Task to complete |
Which lines in the records below contain the word "this"? Copy each one out.
Task data start
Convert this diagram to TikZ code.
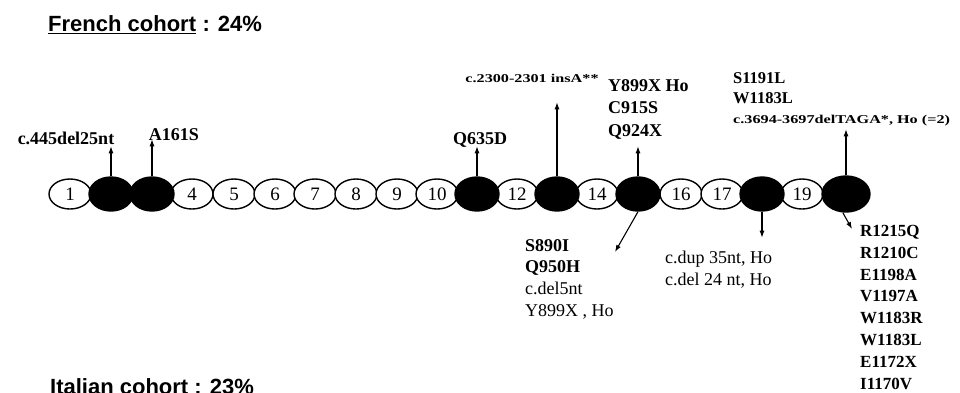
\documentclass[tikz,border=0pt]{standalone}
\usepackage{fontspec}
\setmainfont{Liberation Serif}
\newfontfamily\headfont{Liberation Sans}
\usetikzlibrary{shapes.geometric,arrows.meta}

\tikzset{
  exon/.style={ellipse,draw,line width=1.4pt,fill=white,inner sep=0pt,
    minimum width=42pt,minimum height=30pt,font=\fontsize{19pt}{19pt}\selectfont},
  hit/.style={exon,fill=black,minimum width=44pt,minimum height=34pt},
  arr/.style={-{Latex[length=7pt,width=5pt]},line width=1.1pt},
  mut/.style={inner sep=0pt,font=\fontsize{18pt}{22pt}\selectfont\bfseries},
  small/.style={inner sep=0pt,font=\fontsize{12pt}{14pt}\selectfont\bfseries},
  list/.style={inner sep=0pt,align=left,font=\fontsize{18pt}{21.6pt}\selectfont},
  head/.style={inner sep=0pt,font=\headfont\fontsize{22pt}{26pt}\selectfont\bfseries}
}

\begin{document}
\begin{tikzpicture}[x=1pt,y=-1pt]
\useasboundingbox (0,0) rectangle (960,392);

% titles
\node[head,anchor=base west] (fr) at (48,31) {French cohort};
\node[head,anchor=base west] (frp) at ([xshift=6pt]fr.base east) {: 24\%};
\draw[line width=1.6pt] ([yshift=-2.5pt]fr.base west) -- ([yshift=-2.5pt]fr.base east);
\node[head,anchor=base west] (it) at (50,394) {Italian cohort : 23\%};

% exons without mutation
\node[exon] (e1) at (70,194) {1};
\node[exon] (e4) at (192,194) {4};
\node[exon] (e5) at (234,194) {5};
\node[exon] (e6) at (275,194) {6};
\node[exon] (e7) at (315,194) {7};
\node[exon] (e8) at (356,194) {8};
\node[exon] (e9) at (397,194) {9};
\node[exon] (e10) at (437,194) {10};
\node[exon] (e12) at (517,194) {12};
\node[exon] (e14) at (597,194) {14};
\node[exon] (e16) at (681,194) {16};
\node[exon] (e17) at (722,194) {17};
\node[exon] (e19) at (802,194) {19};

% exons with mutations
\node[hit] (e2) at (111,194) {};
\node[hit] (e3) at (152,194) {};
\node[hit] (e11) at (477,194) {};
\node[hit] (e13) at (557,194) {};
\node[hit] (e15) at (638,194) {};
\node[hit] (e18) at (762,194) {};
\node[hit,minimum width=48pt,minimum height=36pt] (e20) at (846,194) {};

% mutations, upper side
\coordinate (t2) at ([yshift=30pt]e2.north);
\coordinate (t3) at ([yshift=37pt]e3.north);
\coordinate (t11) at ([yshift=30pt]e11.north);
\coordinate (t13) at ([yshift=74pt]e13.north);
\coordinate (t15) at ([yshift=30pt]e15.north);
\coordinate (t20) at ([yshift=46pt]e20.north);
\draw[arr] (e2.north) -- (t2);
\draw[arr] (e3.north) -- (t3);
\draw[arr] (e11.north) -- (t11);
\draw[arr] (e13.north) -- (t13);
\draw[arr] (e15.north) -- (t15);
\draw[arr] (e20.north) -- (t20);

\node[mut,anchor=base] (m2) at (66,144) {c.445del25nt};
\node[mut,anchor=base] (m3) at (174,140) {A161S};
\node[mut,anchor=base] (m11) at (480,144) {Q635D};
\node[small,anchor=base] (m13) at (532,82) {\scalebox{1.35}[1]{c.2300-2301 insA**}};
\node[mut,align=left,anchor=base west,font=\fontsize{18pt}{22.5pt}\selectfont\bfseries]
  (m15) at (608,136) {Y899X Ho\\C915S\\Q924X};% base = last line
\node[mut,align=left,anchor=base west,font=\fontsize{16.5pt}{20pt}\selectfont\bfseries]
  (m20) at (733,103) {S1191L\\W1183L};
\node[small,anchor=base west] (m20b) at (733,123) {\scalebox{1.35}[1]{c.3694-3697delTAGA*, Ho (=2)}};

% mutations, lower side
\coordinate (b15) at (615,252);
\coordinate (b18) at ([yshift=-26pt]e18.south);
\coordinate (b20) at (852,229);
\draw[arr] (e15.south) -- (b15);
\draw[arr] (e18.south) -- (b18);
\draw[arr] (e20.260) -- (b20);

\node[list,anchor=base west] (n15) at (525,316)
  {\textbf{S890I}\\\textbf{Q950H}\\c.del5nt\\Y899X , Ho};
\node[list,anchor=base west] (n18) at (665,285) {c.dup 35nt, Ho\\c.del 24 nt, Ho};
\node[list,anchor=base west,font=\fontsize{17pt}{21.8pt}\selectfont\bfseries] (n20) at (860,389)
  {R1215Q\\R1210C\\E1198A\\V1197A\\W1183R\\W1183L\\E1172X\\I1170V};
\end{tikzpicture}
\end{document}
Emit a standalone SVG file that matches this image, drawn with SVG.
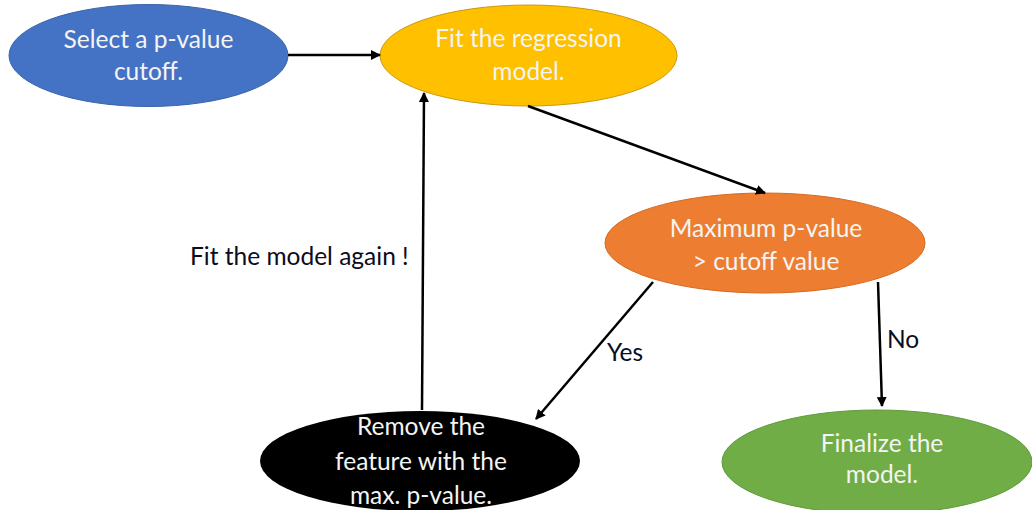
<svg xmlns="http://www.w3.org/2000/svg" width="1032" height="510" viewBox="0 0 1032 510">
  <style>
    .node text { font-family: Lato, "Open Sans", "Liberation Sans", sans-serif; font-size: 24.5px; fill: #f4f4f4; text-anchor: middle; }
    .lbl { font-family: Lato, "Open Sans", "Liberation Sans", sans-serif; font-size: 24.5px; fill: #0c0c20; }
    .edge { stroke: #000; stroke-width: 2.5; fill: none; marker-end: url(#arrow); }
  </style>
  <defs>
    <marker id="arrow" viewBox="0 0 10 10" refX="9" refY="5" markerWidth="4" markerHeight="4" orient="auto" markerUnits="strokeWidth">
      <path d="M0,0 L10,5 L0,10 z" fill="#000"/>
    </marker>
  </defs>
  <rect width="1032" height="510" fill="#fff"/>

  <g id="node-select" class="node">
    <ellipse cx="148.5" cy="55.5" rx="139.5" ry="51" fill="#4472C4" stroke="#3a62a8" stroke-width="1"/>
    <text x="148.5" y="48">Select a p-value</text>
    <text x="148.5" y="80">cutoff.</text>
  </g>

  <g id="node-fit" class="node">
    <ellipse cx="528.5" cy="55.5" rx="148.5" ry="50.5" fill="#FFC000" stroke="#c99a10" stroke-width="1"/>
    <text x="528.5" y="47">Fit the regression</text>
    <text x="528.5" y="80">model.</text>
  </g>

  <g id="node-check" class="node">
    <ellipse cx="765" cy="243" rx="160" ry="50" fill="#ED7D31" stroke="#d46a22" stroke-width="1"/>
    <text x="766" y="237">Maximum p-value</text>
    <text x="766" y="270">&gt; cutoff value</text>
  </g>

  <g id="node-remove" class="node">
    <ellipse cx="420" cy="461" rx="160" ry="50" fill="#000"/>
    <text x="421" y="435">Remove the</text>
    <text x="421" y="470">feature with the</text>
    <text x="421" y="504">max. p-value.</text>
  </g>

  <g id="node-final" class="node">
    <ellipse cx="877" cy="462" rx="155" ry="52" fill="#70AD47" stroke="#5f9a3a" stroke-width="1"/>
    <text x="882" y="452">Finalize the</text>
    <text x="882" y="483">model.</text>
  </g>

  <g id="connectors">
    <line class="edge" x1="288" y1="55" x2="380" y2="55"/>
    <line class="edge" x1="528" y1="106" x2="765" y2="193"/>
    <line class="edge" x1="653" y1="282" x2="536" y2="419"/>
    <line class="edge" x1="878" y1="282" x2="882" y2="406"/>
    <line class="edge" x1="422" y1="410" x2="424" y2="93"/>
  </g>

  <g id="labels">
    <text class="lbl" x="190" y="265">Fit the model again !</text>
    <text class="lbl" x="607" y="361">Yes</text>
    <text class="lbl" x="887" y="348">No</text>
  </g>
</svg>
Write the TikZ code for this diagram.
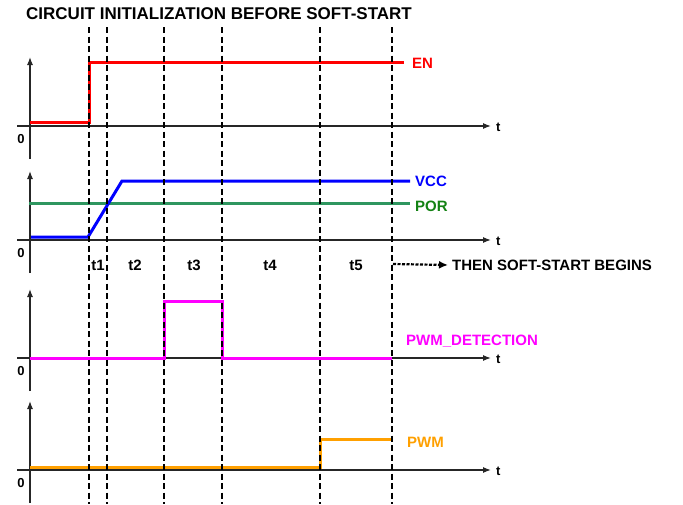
Task data end
Complete answer |
Convert this diagram to TikZ code.
Emit a standalone SVG file that matches this image, drawn with SVG.
Write the TikZ code for this diagram.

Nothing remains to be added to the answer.